Portland is still the state’s largest school district, but it has been losing enrollment at a steady clip, in part because of a declining birth rate and high housing prices, but also because some families sought private or home-schooling alternatives during the pandemic’s extended building closures, and never returned.
District officials have said that they don’t see that trend reversing within the next few years and have hinted that some of the smallest elementary schools, particularly those with under 300 students, could be facing consolidation in the years ahead. Prolonged labor negotiations could seed further disenchantment or trepidation among families.
Teachers, meanwhile, have long enjoyed widespread support from Portland families and students, but faced some blowback during the pandemic as building closures and abbreviated school days stretched on far longer than almost anywhere else in the country, despite educators being among the first in Oregon to get their COVID vaccines, by special order of then-Gov.
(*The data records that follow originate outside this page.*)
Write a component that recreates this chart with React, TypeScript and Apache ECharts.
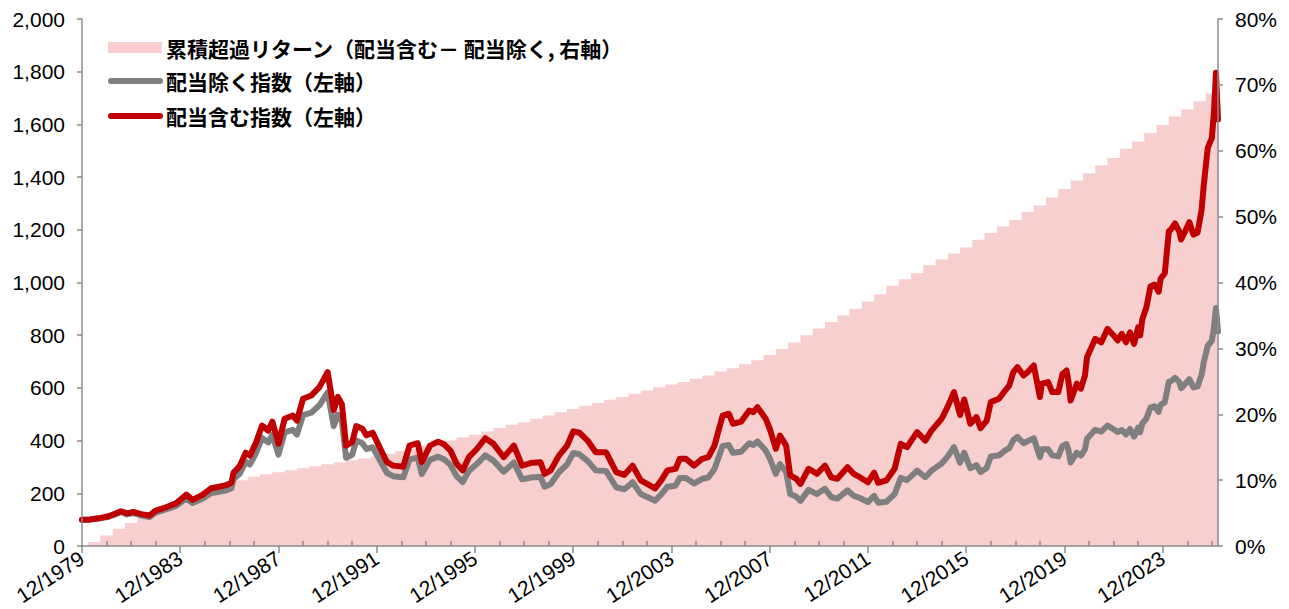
import React, { useEffect, useRef } from "react";
import * as echarts from "echarts";

// Month index counted from 12/1979 (= 0) to 3/2026 (= 555)
const LAST_MONTH = 555;

const xTickMonths = [0, 48, 96, 144, 192, 240, 288, 336, 384, 432, 480, 528];
const xTickLabels = [
  "12/1979", "12/1983", "12/1987", "12/1991", "12/1995", "12/1999",
  "12/2003", "12/2007", "12/2011", "12/2015", "12/2019", "12/2023",
];
const xMinorTickMonths = [
  12, 24, 36, 60, 72, 84, 108, 120, 132, 156, 168, 180, 204, 216, 228,
  252, 264, 276, 300, 312, 324, 348, 360, 372, 396, 408, 420, 444, 456, 468,
  492, 504, 516, 540, 552,
];

const seriesNames = [
  "累積超過リターン（配当含む－ 配当除く, 右軸）",
  "配当除く指数（左軸）",
  "配当含む指数（左軸）",
];

const months = [
  0, 4, 8, 13, 17, 19, 22, 25, 29, 33, 36, 41, 46, 51, 54, 59, 63, 67, 70, 73,
  74, 77, 80, 82, 85, 88, 91, 93, 96, 99, 103, 105, 108, 112, 116, 120, 123, 125, 127, 129,
  132, 134, 137, 139, 142, 145, 149, 152, 157, 160, 164, 166, 170, 174, 177, 180, 183, 186, 189, 193,
  197, 201, 206, 211, 215, 220, 224, 226, 229, 233, 237, 240, 243, 247, 251, 256, 261, 265, 269, 273,
  280, 283, 286, 290, 292, 295, 299, 303, 306, 309, 313, 316, 318, 322, 326, 328, 330, 334, 336, 339,
  341, 344, 346, 349, 351, 355, 359, 363, 366, 369, 374, 377, 380, 384, 387, 389, 393, 397, 400, 403,
  408, 412, 415, 420, 423, 426, 429, 431, 434, 437, 439, 442, 444, 448, 451, 453, 455, 457, 460, 462,
  465, 468, 469, 472, 474, 477, 479, 481, 482, 483, 486, 488, 490, 491, 495, 498, 501, 504, 506, 508,
  510, 512, 514, 516, 517, 518, 520, 522, 524, 526, 527, 529, 531, 532, 534, 536, 537, 539, 541, 543,
  545, 547, 548, 550, 552, 553, 554, 555,
];

const totalReturnIndex = [
  100, 101, 105, 113, 125, 132, 124, 129, 121, 116, 134, 147, 162, 195, 175, 195, 219, 225, 230, 240,
  278, 303, 354, 343, 392, 457, 438, 472, 388, 483, 495, 476, 559, 571, 603, 660, 516, 566, 537, 381,
  394, 455, 445, 420, 430, 381, 318, 305, 301, 381, 390, 318, 381, 396, 385, 362, 312, 287, 337, 369,
  409, 388, 337, 381, 305, 316, 318, 274, 287, 343, 381, 435, 430, 400, 356, 356, 280, 270, 305, 249,
  219, 249, 287, 293, 331, 331, 305, 331, 337, 381, 495, 502, 464, 472, 514, 508, 527, 483, 445, 369,
  419, 381, 268, 255, 236, 293, 274, 305, 261, 255, 299, 274, 261, 242, 278, 240, 249, 293, 388, 375,
  432, 400, 438, 483, 530, 584, 497, 556, 464, 489, 447, 476, 546, 559, 590, 609, 660, 679, 647, 660,
  685, 565, 616, 622, 584, 584, 653, 666, 622, 552, 616, 597, 647, 716, 786, 773, 824, 799, 780, 805,
  773, 811, 767, 830, 799, 860, 905, 985, 992, 965, 1015, 1035, 1195, 1201, 1224, 1195, 1163, 1195, 1229, 1182,
  1189, 1277, 1366, 1511, 1549, 1644, 1796, 1619,
];

const priceIndex = [
  100, 100, 104, 111, 122, 129, 120, 125, 116, 110, 127, 139, 152, 181, 163, 180, 201, 206, 210, 219,
  253, 274, 320, 309, 353, 410, 393, 422, 347, 431, 441, 423, 497, 506, 534, 583, 455, 499, 473, 335,
  346, 400, 390, 368, 375, 333, 277, 265, 261, 328, 336, 273, 327, 339, 328, 308, 265, 243, 285, 312,
  344, 324, 282, 317, 253, 261, 262, 225, 235, 280, 310, 353, 348, 323, 287, 285, 223, 215, 242, 197,
  172, 196, 225, 229, 258, 258, 237, 255, 260, 292, 380, 383, 354, 358, 390, 383, 397, 362, 333, 274,
  311, 282, 197, 187, 171, 213, 197, 217, 186, 180, 211, 191, 182, 167, 190, 164, 168, 197, 259, 250,
  286, 261, 286, 313, 340, 375, 316, 354, 295, 307, 281, 296, 340, 344, 363, 371, 402, 414, 390, 398,
  409, 337, 367, 367, 344, 340, 380, 387, 362, 317, 354, 343, 367, 407, 441, 434, 457, 443, 433, 440,
  423, 444, 415, 449, 432, 465, 483, 526, 530, 509, 536, 546, 623, 626, 638, 623, 599, 616, 633, 602,
  605, 650, 696, 760, 779, 827, 903, 814,
];

const excessMonths = [
  0,
  3, 9, 15, 21, 27, 33, 39, 45, 51, 57,
  63, 69, 75, 81, 87, 93, 99, 105, 111, 117,
  123, 129, 135, 141, 147, 153, 159, 165, 171, 177,
  183, 189, 195, 201, 207, 213, 219, 225, 231, 237,
  243, 249, 255, 261, 267, 273, 279, 285, 291, 297,
  303, 309, 315, 321, 327, 333, 339, 345, 351, 357,
  363, 369, 375, 381, 387, 393, 399, 405, 411, 417,
  423, 429, 435, 441, 447, 453, 459, 465, 471, 477,
  483, 489, 495, 501, 507, 513, 519, 525, 531, 537,
  543, 549,
  555,
];
const excessReturn = [
  0,
  0.6, 1.6, 2.6, 3.5, 4.3, 5.1, 5.8, 6.5, 7.2, 7.9,
  8.6, 9.3, 10.0, 10.5, 10.9, 11.2, 11.5, 11.8, 12.1, 12.4,
  12.7, 13.0, 13.3, 13.6, 14.0, 14.4, 14.8, 15.2, 15.6, 16.0,
  16.5, 16.9, 17.4, 17.9, 18.4, 18.8, 19.3, 19.8, 20.3, 20.8,
  21.3, 21.7, 22.2, 22.6, 23.1, 23.6, 24.1, 24.5, 24.9, 25.4,
  25.9, 26.5, 27.0, 27.6, 28.2, 29.0, 29.9, 30.9, 32.0, 33.0,
  34.0, 35.0, 36.0, 37.1, 38.2, 39.5, 40.5, 41.4, 42.6, 43.5,
  44.4, 45.3, 46.5, 47.5, 48.5, 49.5, 50.7, 51.7, 52.9, 54.2,
  55.5, 56.6, 57.8, 58.9, 60.3, 61.4, 62.7, 63.9, 65.2, 66.3,
  67.5, 68.7,
  68.7,
];

const zip = (xs: number[], ys: number[]) => {
  const n = Math.min(xs.length, ys.length);
  const out: number[][] = [];
  for (let i = 0; i < n; i++) out.push([xs[i], ys[i]]);
  return out;
};

const PINK = "#F7CFCF";
const GRAY = "#7F7F7F";
const RED = "#C00000";
const AXIS = "#8C8C8C";
const LABEL_FONT = '"Liberation Sans", Arial, sans-serif';
const JP_FONT = '"Noto Sans CJK JP", "Noto Sans", sans-serif';

export default function App() {
  const ref = useRef<HTMLDivElement>(null);

  useEffect(() => {
    if (!ref.current) return;
    const chart = echarts.init(ref.current, undefined, { renderer: "svg" });

    const axisLabelBase = { color: "#000", fontSize: 21, fontFamily: LABEL_FONT };
    const axisLineStyle = { color: AXIS, width: 1.5 };

    chart.setOption({
      animation: false,
      backgroundColor: "#fff",
      grid: { left: 82, right: 71, top: 19, bottom: 63, containLabel: false },
      xAxis: [
        {
          type: "value",
          min: 0,
          max: LAST_MONTH,
          position: "bottom",
          z: 5,
          axisLine: { show: true, onZero: false, lineStyle: axisLineStyle },
          axisTick: { show: true, customValues: xTickMonths, length: 7, lineStyle: axisLineStyle },
          minorTick: { show: false },
          axisLabel: {
            ...axisLabelBase,
            customValues: xTickMonths,
            rotate: 33,
            margin: 10,
            formatter: (v: number) => {
              const i = xTickMonths.indexOf(Math.round(v));
              return i >= 0 ? xTickLabels[i] : "";
            },
          },
          splitLine: { show: false },
        },
        {
          type: "value",
          min: 0,
          max: LAST_MONTH,
          position: "bottom",
          z: 5,
          axisLine: { show: false, onZero: false },
          axisTick: { show: true, inside: true, customValues: xMinorTickMonths, length: 5, lineStyle: axisLineStyle },
          minorTick: { show: false },
          axisLabel: { show: false },
          splitLine: { show: false },
        },
      ],
      yAxis: [
        {
          type: "value",
          position: "left",
          min: 0,
          max: 2000,
          interval: 200,
          z: 5,
          axisLine: { show: true, onZero: false, lineStyle: axisLineStyle },
          axisTick: { show: true, length: 5, lineStyle: axisLineStyle },
          minorTick: { show: false },
          axisLabel: {
            ...axisLabelBase,
            margin: 17,
            formatter: (v: number) => v.toLocaleString("en-US"),
          },
          splitLine: { show: false },
        },
        {
          type: "value",
          position: "right",
          min: 0,
          max: 80,
          interval: 10,
          z: 5,
          axisLine: { show: true, onZero: false, lineStyle: axisLineStyle },
          axisTick: { show: true, length: 5, lineStyle: axisLineStyle },
          minorTick: { show: false },
          axisLabel: { ...axisLabelBase, margin: 17, formatter: "{value}%" },
          splitLine: { show: false },
        },
      ],
      series: [
        {
          name: seriesNames[0],
          type: "line",
          xAxisIndex: 0,
          yAxisIndex: 1,
          step: "end",
          symbol: "none",
          data: zip(excessMonths, excessReturn),
          lineStyle: { width: 0, color: PINK },
          itemStyle: { color: PINK },
          areaStyle: { color: PINK, opacity: 1 },
          z: 1,
        },
        {
          name: seriesNames[1],
          type: "line",
          xAxisIndex: 0,
          yAxisIndex: 0,
          symbol: "none",
          data: zip(months, priceIndex),
          lineStyle: { color: GRAY, width: 6, join: "round", cap: "round" },
          itemStyle: { color: GRAY },
          z: 2,
        },
        {
          name: seriesNames[2],
          type: "line",
          xAxisIndex: 0,
          yAxisIndex: 0,
          symbol: "none",
          data: zip(months, totalReturnIndex),
          lineStyle: { color: RED, width: 6, join: "round", cap: "round" },
          itemStyle: { color: RED },
          z: 3,
        },
      ],
      graphic: [
        { type: "rect", shape: { x: 108, y: 42, width: 54, height: 11 }, style: { fill: PINK }, z: 10 },
        { type: "line", shape: { x1: 111, y1: 81, x2: 160, y2: 81 }, style: { stroke: GRAY, lineWidth: 6, lineCap: "round" }, z: 10 },
        { type: "line", shape: { x1: 111, y1: 116, x2: 160, y2: 116 }, style: { stroke: RED, lineWidth: 6, lineCap: "round" }, z: 10 },
        ...seriesNames.map((t, i) => ({
          type: "text",
          x: 166,
          y: [47.5, 81, 116][i],
          z: 10,
          style: {
            text: t,
            fill: "#000",
            fontSize: 21,
            fontWeight: "bold",
            fontFamily: JP_FONT,
            align: "left",
            verticalAlign: "middle",
          },
        })),
      ],
    });

    return () => chart.dispose();
  }, []);

  return (
    <div
      ref={ref}
      style={{ position: "absolute", left: 0, top: 0, width: 1289, height: 609 }}
    />
  );
}
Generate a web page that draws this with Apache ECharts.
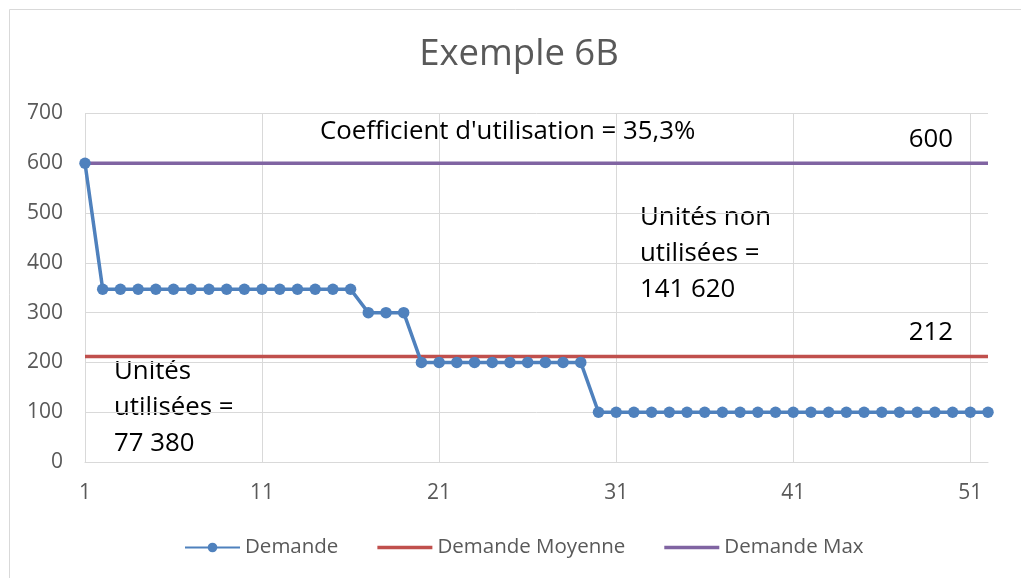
<!DOCTYPE html>
<html><head><meta charset="utf-8">
<script src="https://cdn.jsdelivr.net/npm/echarts@6/dist/echarts.min.js"></script>
<style>html,body{margin:0;padding:0;background:#fff}#c{width:1021px;height:578px}</style>
</head><body><div id="c"></div>
<script>
const categories = Array.from({length: 52}, (_, i) => String(i + 1));
const demande = [600,
  347,347,347,347,347,347,347,347,347,347,347,347,347,347,347,
  300,300,300,
  200,200,200,200,200,200,200,200,200,200,
  100,100,100,100,100,100,100,100,100,100,100,100,100,100,100,100,100,100,100,100,100,100,100];
const demandeMoyenne = categories.map(() => 212);
const demandeMax = categories.map(() => 600);
const yTicks = [0, 100, 200, 300, 400, 500, 600, 700];
const titleText = 'Exemple 6B';
const annotations = {
  coef: "Coefficient d'utilisation = 35,3%",
  max: "600",
  nonUtil: "Unités non\nutilisées =\n141 620",
  moy: "212",
  util: "Unités\nutilisées =\n77 380"
};
const F = '"Open Sans", sans-serif';
const AF = '25.8px ' + F;
const chart = echarts.init(document.getElementById('c'));
chart.setOption({
  animation: false,
  backgroundColor: '#fff',
  grid: {left: 85, right: 33, top: 113.5, bottom: 116},
  legend: {
    top: 532, left: 179, itemGap: 39, itemWidth: 55, itemHeight: 12,
    textStyle: {fontFamily: F, fontSize: 20.5, color: '#595959'},
    data: [
      {name: 'Demande'},
      {name: 'Demande Moyenne', icon: 'path://M0,0 L55,0 L55,3.5 L0,3.5 Z'},
      {name: 'Demande Max', icon: 'path://M0,0 L55,0 L55,3.5 L0,3.5 Z'}
    ]
  },
  xAxis: {
    type: 'category', data: categories, boundaryGap: false,
    axisLine: {lineStyle: {color: '#d9d9d9', width: 1}},
    axisTick: {show: false},
    axisLabel: {interval: 9, fontFamily: F, fontSize: 21, color: '#595959', margin: 21},
    splitLine: {show: true, interval: 9, lineStyle: {color: '#d9d9d9', width: 1}}
  },
  yAxis: {
    type: 'value', min: 0, max: 700, interval: 100,
    axisLine: {show: false}, axisTick: {show: false},
    axisLabel: {fontFamily: F, fontSize: 21, color: '#595959', margin: 22,
      formatter: v => yTicks.includes(v) ? String(v) : ''},
    splitLine: {lineStyle: {color: '#d9d9d9', width: 1}}
  },
  series: [
    {name: 'Demande Moyenne', type: 'line', data: demandeMoyenne, showSymbol: false, symbol: 'none',
      lineStyle: {color: '#C0504D', width: 3.5}, itemStyle: {color: '#C0504D'}, z: 2},
    {name: 'Demande Max', type: 'line', data: demandeMax, showSymbol: false, symbol: 'none',
      lineStyle: {color: '#8064A2', width: 3.5}, itemStyle: {color: '#8064A2'}, z: 2},
    {name: 'Demande', type: 'line', data: demande, symbol: 'circle', symbolSize: 11.5,
      lineStyle: {color: '#4F81BD', width: 3.5}, itemStyle: {color: '#4F81BD'}, z: 3}
  ],
  graphic: [
    {type: 'text', x: 519, y: 55, style: {text: titleText, font: '36.5px ' + F, fill: '#595959', align: 'center', verticalAlign: 'middle'}},
    {type: 'text', x: 320, y: 113.5, style: {text: annotations.coef, font: AF, fill: '#000', lineHeight: 36, verticalAlign: 'top'}},
    {type: 'text', x: 953, y: 122, style: {text: annotations.max, font: AF, fill: '#000', align: 'right', lineHeight: 36, verticalAlign: 'top'}},
    {type: 'text', x: 640, y: 199.5, style: {text: annotations.nonUtil, font: AF, fill: '#000', lineHeight: 36, verticalAlign: 'top'}},
    {type: 'text', x: 953, y: 315, style: {text: annotations.moy, font: AF, fill: '#000', align: 'right', lineHeight: 36, verticalAlign: 'top'}},
    {type: 'text', x: 114, y: 353.5, style: {text: annotations.util, font: AF, fill: '#000', lineHeight: 36, verticalAlign: 'top'}},
    {type: 'rect', shape: {x: 9.5, y: 9.5, width: 1030, height: 600}, style: {fill: 'none', stroke: '#d9d9d9', lineWidth: 1}, silent: true}
  ]
});
</script></body></html>
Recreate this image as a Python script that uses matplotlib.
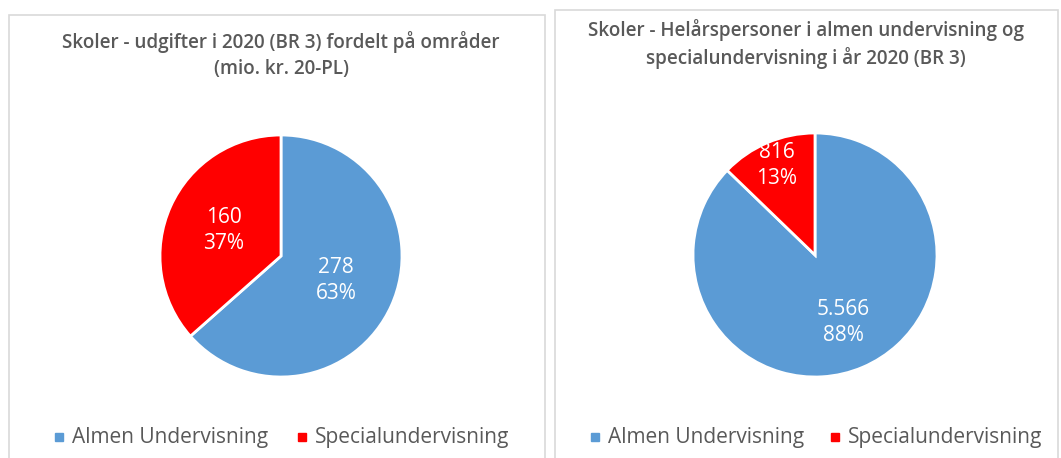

Kate Brown.
Once schools did reopen, the union’s proposal during the 2021-2022 school year to move high schoolers to “self-taught Fridays” to allow for more teacher planning time and online support for struggling students went over like a lead balloon among families and caregivers and was ultimately scrapped.
The two sides have been sparring over cost-of-living increases. Teachers have asked for a 21.5% increase over three years, citing raises given to administrators, while the district has raised its offer from 7.5% to 9% over the same period.
Another persistent difference centers on class sizes. The district funds schools differently depending on the level of student need in each building. That equity-based model has translated to more adults and smaller classes in schools that serve a higher percentage of students of color, those learning to speak English and those with disabilities, but has meant that more affluent schools typically have higher class sizes. For example, the average class size at Duniway Elementary in Southeast Portland’s well-heeled Eastmoreland neighborhood is 24:1; a few miles away at Whitman Elementary in the Brentwood-Darlington neighborhood, the ratio is 15:1.
District officials have said that a shift to across-the-board class size minimums would jeopardize the extra attention and funding for children who need the most support, both academically and emotionally. Teachers have countered that student needs are elevated in all schools, regardless of demographics, and have pointed to reports of disruptive behavior from some of the whitest and wealthiest schools in the district as proof.
Another key issue: How much money the district should hold back each year to cover any emergencies or outstanding expenses and to maintain its credit ratings, which allows for the district to borrow money at low interest rates to pay for construction projects.
Spending down those reserves could help with the push for smaller classes and more mental health supports, teachers say, while district negotiators say spending emergency money now could leave the system even more vulnerable to future enrollment declines and the subsequent funding loss.
In April, teachers and the school district in Woodburn negotiated an agreement to stave off a planned strike, with the district ultimately agreeing to a salary scale that was very close to the union’s original request, underscoring the power that the threat of a looming strike can carry.
In recent weeks, the Portland teachers’ union has sent signals that it is preparing for prolonged negotiations, organizing walkouts during lunch periods and before and after school for itstheir members.
“Educators are ready to do what it takes,” Bonilla said. “We want to be strike ready so we don’t have to get to a strike.”
The district, too, has gotten more direct with its messaging around labor negotiations, including sending several districtwide emails to families updating them on the status of bargaining and laying out the reasons behind the district’s stance.
“We want to share with you that we’re struggling to reconcile the prudence our budget demands with the implications of the contract proposal made by the Portland Association of Teachers” wrote Jonathan Garcia, chief of staff to Superintendent Guadalupe Guerrero, in a districtwide email that was sent out in April. The union’s asks, he continued were “not consistent with our available resources.”